Stated exercise:
Skip the pictures. Transcribe the rest of the data below without changing a word.
──────── Provided material
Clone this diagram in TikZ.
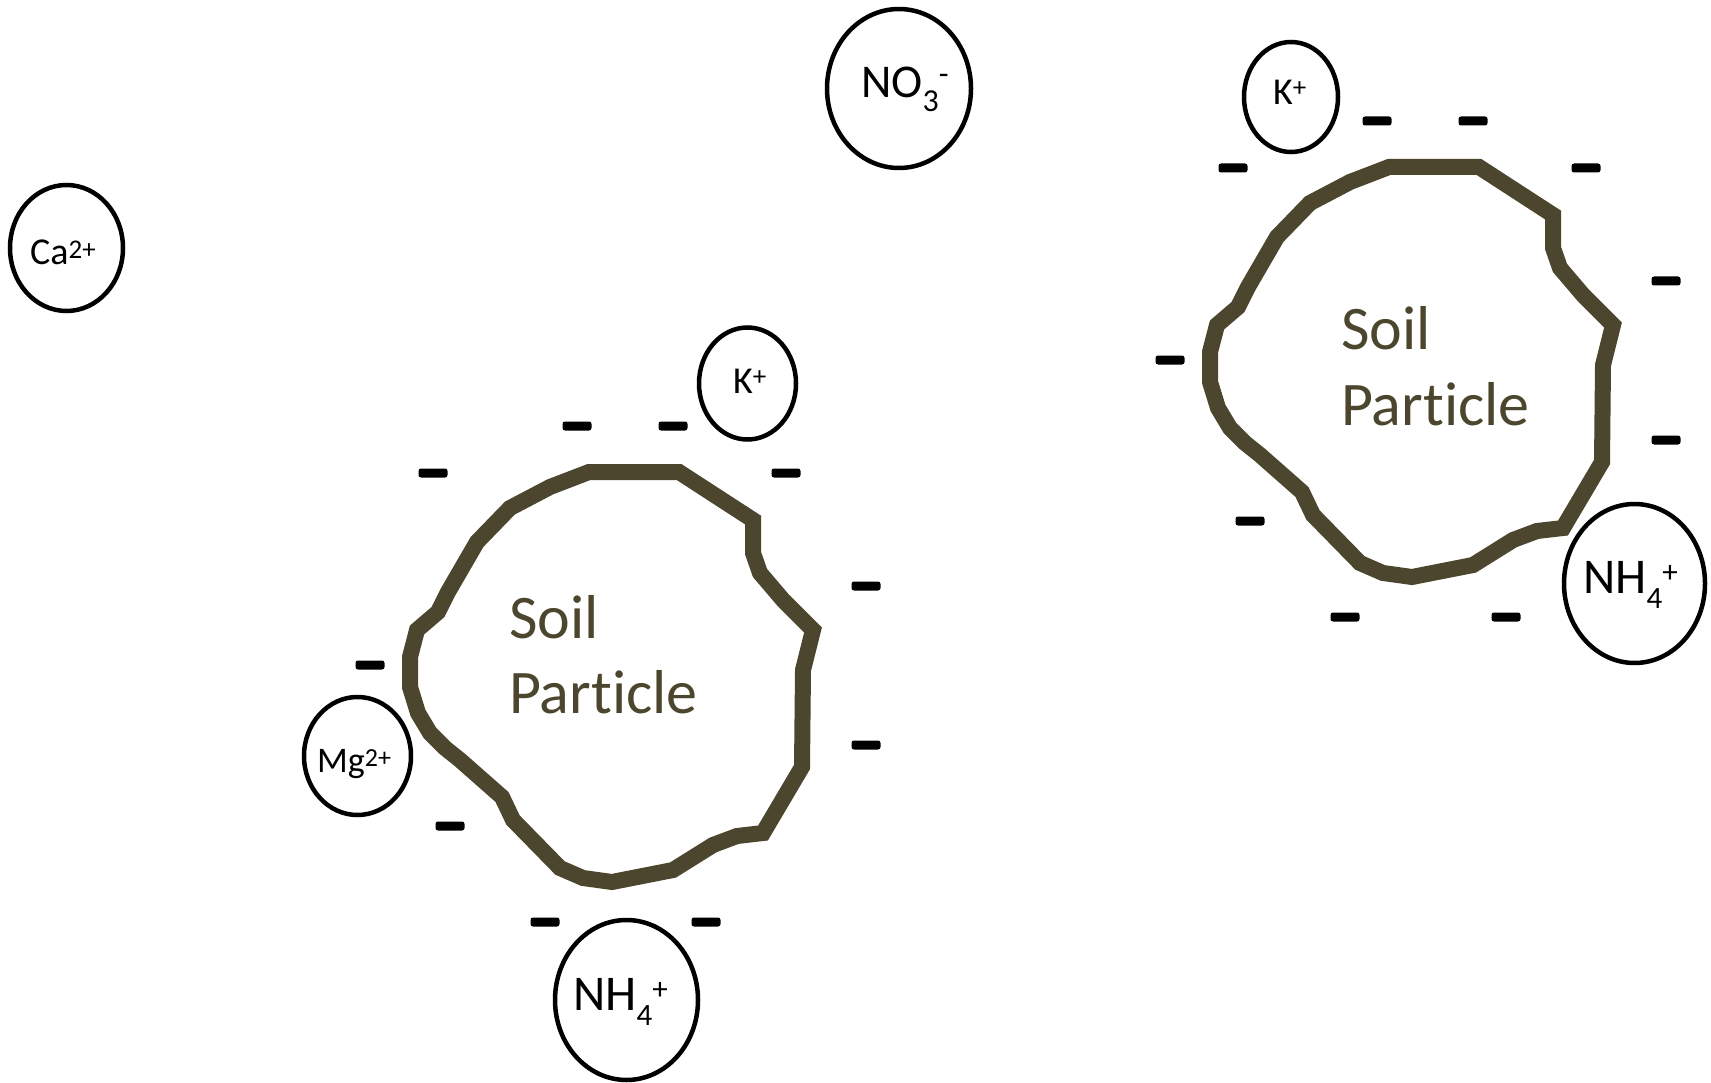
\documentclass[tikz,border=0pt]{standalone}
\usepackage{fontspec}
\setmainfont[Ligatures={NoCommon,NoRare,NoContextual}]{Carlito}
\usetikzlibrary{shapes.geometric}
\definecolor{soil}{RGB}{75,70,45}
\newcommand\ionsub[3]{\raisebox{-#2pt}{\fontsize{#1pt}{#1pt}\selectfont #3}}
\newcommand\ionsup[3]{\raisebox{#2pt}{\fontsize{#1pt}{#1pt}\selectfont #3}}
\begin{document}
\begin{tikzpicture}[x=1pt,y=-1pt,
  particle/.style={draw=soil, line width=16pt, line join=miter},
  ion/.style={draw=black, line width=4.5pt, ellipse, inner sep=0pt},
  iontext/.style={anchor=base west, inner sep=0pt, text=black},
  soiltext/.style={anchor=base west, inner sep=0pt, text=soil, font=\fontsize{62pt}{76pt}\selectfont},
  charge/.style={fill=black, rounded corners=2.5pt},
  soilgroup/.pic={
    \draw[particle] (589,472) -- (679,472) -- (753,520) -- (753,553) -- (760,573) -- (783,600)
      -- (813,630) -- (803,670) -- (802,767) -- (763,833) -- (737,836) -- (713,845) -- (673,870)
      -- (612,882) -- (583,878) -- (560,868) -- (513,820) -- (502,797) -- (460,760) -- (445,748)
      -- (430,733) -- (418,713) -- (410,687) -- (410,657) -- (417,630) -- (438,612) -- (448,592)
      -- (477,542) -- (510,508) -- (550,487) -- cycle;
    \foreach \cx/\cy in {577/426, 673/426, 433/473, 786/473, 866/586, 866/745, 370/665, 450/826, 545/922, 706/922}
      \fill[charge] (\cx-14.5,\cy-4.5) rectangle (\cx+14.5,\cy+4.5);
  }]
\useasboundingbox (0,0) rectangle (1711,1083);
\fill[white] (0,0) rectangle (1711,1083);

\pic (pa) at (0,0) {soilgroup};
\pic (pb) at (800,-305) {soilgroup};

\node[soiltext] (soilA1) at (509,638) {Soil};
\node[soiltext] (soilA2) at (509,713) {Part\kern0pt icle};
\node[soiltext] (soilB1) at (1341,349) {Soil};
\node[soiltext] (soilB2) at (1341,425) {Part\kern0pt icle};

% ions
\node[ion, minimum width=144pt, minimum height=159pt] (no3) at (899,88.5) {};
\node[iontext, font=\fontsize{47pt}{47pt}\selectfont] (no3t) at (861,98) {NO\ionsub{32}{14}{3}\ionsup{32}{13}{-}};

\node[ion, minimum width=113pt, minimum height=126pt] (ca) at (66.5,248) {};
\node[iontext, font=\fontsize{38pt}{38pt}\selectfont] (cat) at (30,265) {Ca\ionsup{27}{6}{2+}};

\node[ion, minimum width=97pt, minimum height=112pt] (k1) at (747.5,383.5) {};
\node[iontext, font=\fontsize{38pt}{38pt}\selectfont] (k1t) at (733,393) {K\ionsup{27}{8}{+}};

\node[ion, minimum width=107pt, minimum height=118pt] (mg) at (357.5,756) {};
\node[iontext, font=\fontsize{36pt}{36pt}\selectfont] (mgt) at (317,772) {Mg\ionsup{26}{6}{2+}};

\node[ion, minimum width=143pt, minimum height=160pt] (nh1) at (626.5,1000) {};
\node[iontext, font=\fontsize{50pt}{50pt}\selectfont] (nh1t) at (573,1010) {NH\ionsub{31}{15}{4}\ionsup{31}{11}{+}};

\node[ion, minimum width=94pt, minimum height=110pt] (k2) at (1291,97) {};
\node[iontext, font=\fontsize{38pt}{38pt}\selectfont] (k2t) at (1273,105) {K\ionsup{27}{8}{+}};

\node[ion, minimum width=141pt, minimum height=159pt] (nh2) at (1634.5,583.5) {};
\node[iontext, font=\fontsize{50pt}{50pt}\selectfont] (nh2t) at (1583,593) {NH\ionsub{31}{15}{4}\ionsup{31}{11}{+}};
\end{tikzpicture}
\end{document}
────────────────
Response for this exercise:
Clone this diagram in TikZ.
\documentclass[tikz,border=0pt]{standalone}
\usepackage{fontspec}
\setmainfont[Ligatures={NoCommon,NoRare,NoContextual}]{Carlito}
\usetikzlibrary{shapes.geometric}
\definecolor{soil}{RGB}{75,70,45}
\newcommand\ionsub[3]{\raisebox{-#2pt}{\fontsize{#1pt}{#1pt}\selectfont #3}}
\newcommand\ionsup[3]{\raisebox{#2pt}{\fontsize{#1pt}{#1pt}\selectfont #3}}
\begin{document}
\begin{tikzpicture}[x=1pt,y=-1pt,
  particle/.style={draw=soil, line width=16pt, line join=miter},
  ion/.style={draw=black, line width=4.5pt, ellipse, inner sep=0pt},
  iontext/.style={anchor=base west, inner sep=0pt, text=black},
  soiltext/.style={anchor=base west, inner sep=0pt, text=soil, font=\fontsize{62pt}{76pt}\selectfont},
  charge/.style={fill=black, rounded corners=2.5pt},
  soilgroup/.pic={
    \draw[particle] (589,472) -- (679,472) -- (753,520) -- (753,553) -- (760,573) -- (783,600)
      -- (813,630) -- (803,670) -- (802,767) -- (763,833) -- (737,836) -- (713,845) -- (673,870)
      -- (612,882) -- (583,878) -- (560,868) -- (513,820) -- (502,797) -- (460,760) -- (445,748)
      -- (430,733) -- (418,713) -- (410,687) -- (410,657) -- (417,630) -- (438,612) -- (448,592)
      -- (477,542) -- (510,508) -- (550,487) -- cycle;
    \foreach \cx/\cy in {577/426, 673/426, 433/473, 786/473, 866/586, 866/745, 370/665, 450/826, 545/922, 706/922}
      \fill[charge] (\cx-14.5,\cy-4.5) rectangle (\cx+14.5,\cy+4.5);
  }]
\useasboundingbox (0,0) rectangle (1711,1083);
\fill[white] (0,0) rectangle (1711,1083);

\pic (pa) at (0,0) {soilgroup};
\pic (pb) at (800,-305) {soilgroup};

\node[soiltext] (soilA1) at (509,638) {Soil};
\node[soiltext] (soilA2) at (509,713) {Part\kern0pt icle};
\node[soiltext] (soilB1) at (1341,349) {Soil};
\node[soiltext] (soilB2) at (1341,425) {Part\kern0pt icle};

% ions
\node[ion, minimum width=144pt, minimum height=159pt] (no3) at (899,88.5) {};
\node[iontext, font=\fontsize{47pt}{47pt}\selectfont] (no3t) at (861,98) {NO\ionsub{32}{14}{3}\ionsup{32}{13}{-}};

\node[ion, minimum width=113pt, minimum height=126pt] (ca) at (66.5,248) {};
\node[iontext, font=\fontsize{38pt}{38pt}\selectfont] (cat) at (30,265) {Ca\ionsup{27}{6}{2+}};

\node[ion, minimum width=97pt, minimum height=112pt] (k1) at (747.5,383.5) {};
\node[iontext, font=\fontsize{38pt}{38pt}\selectfont] (k1t) at (733,393) {K\ionsup{27}{8}{+}};

\node[ion, minimum width=107pt, minimum height=118pt] (mg) at (357.5,756) {};
\node[iontext, font=\fontsize{36pt}{36pt}\selectfont] (mgt) at (317,772) {Mg\ionsup{26}{6}{2+}};

\node[ion, minimum width=143pt, minimum height=160pt] (nh1) at (626.5,1000) {};
\node[iontext, font=\fontsize{50pt}{50pt}\selectfont] (nh1t) at (573,1010) {NH\ionsub{31}{15}{4}\ionsup{31}{11}{+}};

\node[ion, minimum width=94pt, minimum height=110pt] (k2) at (1291,97) {};
\node[iontext, font=\fontsize{38pt}{38pt}\selectfont] (k2t) at (1273,105) {K\ionsup{27}{8}{+}};

\node[ion, minimum width=141pt, minimum height=159pt] (nh2) at (1634.5,583.5) {};
\node[iontext, font=\fontsize{50pt}{50pt}\selectfont] (nh2t) at (1583,593) {NH\ionsub{31}{15}{4}\ionsup{31}{11}{+}};
\end{tikzpicture}
\end{document}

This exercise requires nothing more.